Para saber tocar nossas flautas é preciso percorrer um longo caminho de pesquisa e reconhecimento dessa árvore aparentemente(?) inacessível. É preciso buscar nossos folcloristas e outros autores que estudaram e estudam essa árvore das oralidades brasileiras, com suas raízes indígenas ancestrais, com seu tronco mestiço se transformando em inúmeros ramos, folhas, flores e diversas frutas das nossas culturas orais.
Autores que desvendaram repertórios riquíssimos de literaturas de cordel, romances, xácaras e contos populares, cantos de trabalho, brincadeiras das crianças, autos e liturgias sincréticas, constituindo uma infinidade de palavras dançadas, cantadas, dramatizadas e arranjadas em verso e prosa, presentes na vida cotidiana e nas festas populares, muitas vivas até hoje.
Gente, sem ao menos nos interrogarmos sobre os significados desses tesouros, como poderemos contar histórias com um mínimo de retidão de pertencimento?
De que lugar podemos caminhar na direção de outras formas de culturas tradicionais, como as que povoam os países hispânicos nossos vizinhos? Que como nós, também foram assolados por tantos abutres que os obrigam, entre muitas outras coisas, a falar escondido suas línguas nativas?
Nessa edição, o Boca do Céu enfrenta um desafio gigante e apresenta um propósito ambicioso. Nossas comunicações seguem telificadas – quem aguenta hoje assistir mais uma live? – e, ao mesmo tempo, queremos pensar na metade cheia da garrafa, buscando nos dedicar a um sonho antigo: preparar-nos para bater à porta dos nossos “hermanos” (o que desejamos fazer no nosso próximo Encontro presencial) e, entre uma dança, um canto e uma história trocadas entre nossas tradições orais, nos perguntarmos: o que temos em comum e o que nos distingue?
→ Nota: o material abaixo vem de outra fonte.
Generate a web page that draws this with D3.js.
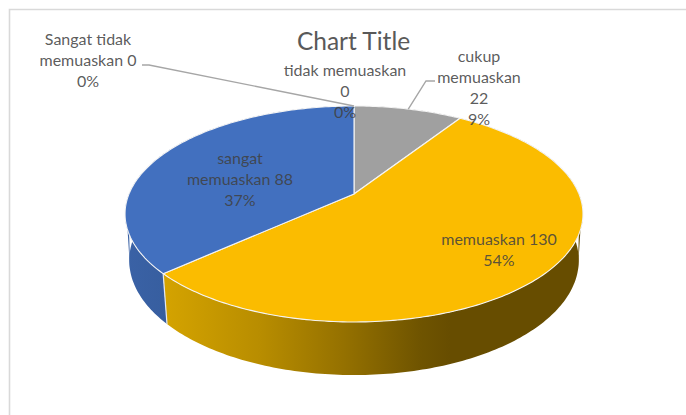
<!DOCTYPE html>
<html>
<head>
<meta charset="utf-8">
<script src="https://cdn.jsdelivr.net/npm/d3@7/dist/d3.min.js"></script>
<style>html,body{margin:0;padding:0;background:#fff;overflow:hidden}svg{display:block}text{font-family:Lato,"Open Sans",sans-serif}</style>
</head>
<body>
<svg id="c" width="686" height="415"></svg>
<script>
const categories = ["Sangat tidak memuaskan","tidak memuaskan","cukup memuaskan","memuaskan","sangat memuaskan"];
const values = [0,0,22,130,88];
const percents = ["0%","0%","9%","54%","37%"];
const topColors = ["#5B9BD5","#ED7D31","#A0A0A0","#FBBC00","#4270BF"];
const chartTitle = "Chart Title";

const svg = d3.select("#c");
const defs = svg.append("defs");

// Perspective projection of a disc (angle a clockwise from 12 o'clock; h=0 top face, h=1 bottom face)
const cx=354, cy=194, ax=225, sy=104.3, k=0.185, m=0.018, d=46.5;
function proj(a,r,h){
  const u=r*Math.sin(a), v=-r*Math.cos(a), w=1-k*v+m*h;
  return [cx+ax*u/w, cy+(sy*v+d*h)/w];
}
const pie=d3.pie().sort(null).value((_, i)=>values[i]).startAngle(0).endAngle(2*Math.PI);
const arcs=pie(categories).map((a,i)=>({...a,i}));
const line=d3.line();
const sample=(a)=>{const n=Math.max(2,Math.ceil((a.endAngle-a.startAngle)*60));
  return d3.range(n+1).map(j=>a.startAngle+(a.endAngle-a.startAngle)*j/n);};

// frame
svg.append("path").attr("d","M686,9.5H9.5V415").attr("fill","none").attr("stroke","#D9D9D9").attr("stroke-width",1.6);

// wall gradients
const wallStops={
 3:[[165,"#D4A300"],[260,"#B88D00"],[343,"#957100"],[420,"#6F5400"],[450,"#674D00"],[600,"#674D00"]],
 4:[[125,"#3A62A6"],[167,"#375E9F"]],
 2:[[350,"#777"],[470,"#555"]]
};
Object.entries(wallStops).forEach(([i,st])=>{
  const x0=st[0][0],x1=st[st.length-1][0];
  const g=defs.append("linearGradient").attr("id","w"+i).attr("gradientUnits","userSpaceOnUse")
    .attr("x1",x0).attr("x2",x1).attr("y1",0).attr("y2",0);
  st.forEach(s=>g.append("stop").attr("offset",(s[0]-x0)/(x1-x0)).attr("stop-color",s[1]));
});

const live=arcs.filter(a=>a.value>0);
// walls
svg.append("g").selectAll("path").data(live).join("path")
  .attr("d",a=>{const t=sample(a);
    return line([...t.map(x=>proj(x,1,0)),...t.slice().reverse().map(x=>proj(x,1,1))])+"Z";})
  .attr("fill",a=>`url(#w${a.i})`);
// silhouette slivers: straight tangent from the top face down to the bottom face
const tangents=[{s:1,top:1.90,bot:1.843,i:3},{s:-1,top:1.90,bot:1.843,i:4}];
svg.append("g").selectAll("path").data(tangents).join("path")
  .attr("d",t=>line([proj(t.s*t.top,1,0),proj(t.s*t.bot,1,1),proj(t.s*(t.bot-0.25),1,0)])+"Z")
  .attr("fill",t=>`url(#w${t.i})`);
// seam between blue and yellow wall
const seam=arcs[4].startAngle;
svg.append("path").attr("d",line([proj(seam,1,0),proj(seam,1,1)])).attr("stroke","#E4E8F0").attr("stroke-width",1.2).attr("fill","none");
// tops
svg.append("g").selectAll("path").data(live).join("path")
  .attr("d",a=>line([[cx,cy],...sample(a).map(x=>proj(x,1,0))])+"Z")
  .attr("fill",a=>topColors[a.i]).attr("stroke","#F4F4F4").attr("stroke-width",1.1).attr("stroke-linejoin","round");

// leaders
const lead=svg.append("g").attr("fill","none").attr("stroke","#A6A6A6").attr("stroke-width",1.4);
lead.append("path").attr("d",line([[142,65],[149,65],proj(arcs[0].startAngle,1,0)]));
const mid=(arcs[2].startAngle+arcs[2].endAngle)/2;
lead.append("path").attr("d",line([[435,81],[426,81],proj(mid,1,0)]));

// title
svg.append("text").attr("x",353.5).attr("y",50).attr("text-anchor","middle")
  .attr("font-size",24.5).attr("fill","#595959").text(chartTitle);

// labels: each row [category index, centre x, first baseline, line breaks]
const labelRows=[
 [0,88,45,["Sangat tidak","memuaskan "+values[0],percents[0]]],
 [1,345,76,[categories[1],""+values[1],percents[1]]],
 [2,479,62,["cukup","memuaskan",""+values[2],percents[2]]],
 [3,499,245,[categories[3]+" "+values[3],percents[3]]],
 [4,240,164,["sangat","memuaskan "+values[4],percents[4]]]
];
const lg=svg.append("g").attr("text-anchor","middle").attr("font-size",16).attr("fill","#404040").attr("fill-opacity",0.86);
labelRows.forEach(r=>{
  r[3].forEach((s,j)=>lg.append("text").attr("x",r[1]).attr("y",r[2]+j*21).text(s));
});
</script>
</body>
</html>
A preparação/ programação desta semana de agora consiste em apresentarmos movimentos que nos permitam perceber características de tradições orais brasileiras e nos aproximarmos de contextos que as geraram em diversos âmbitos de realidade, com suas tragédias e suas belezas.
Por isso, convidamos estudiosos e estudiosas de refinada alma artística para nos contar sobre suas pesquisas, para que a gente possa admirar as constelações de imagens poéticas e conceituais que se descortinarão diante de nossos olhos um tanto ignorantes, por meio da maestria de suas conversas eloquentes, velas acesas nos caminhos da escuridão do mundo.
Bem-vindos e bem-vindas ao Boca do Céu.
(*)djeli- griot na denominação europeia.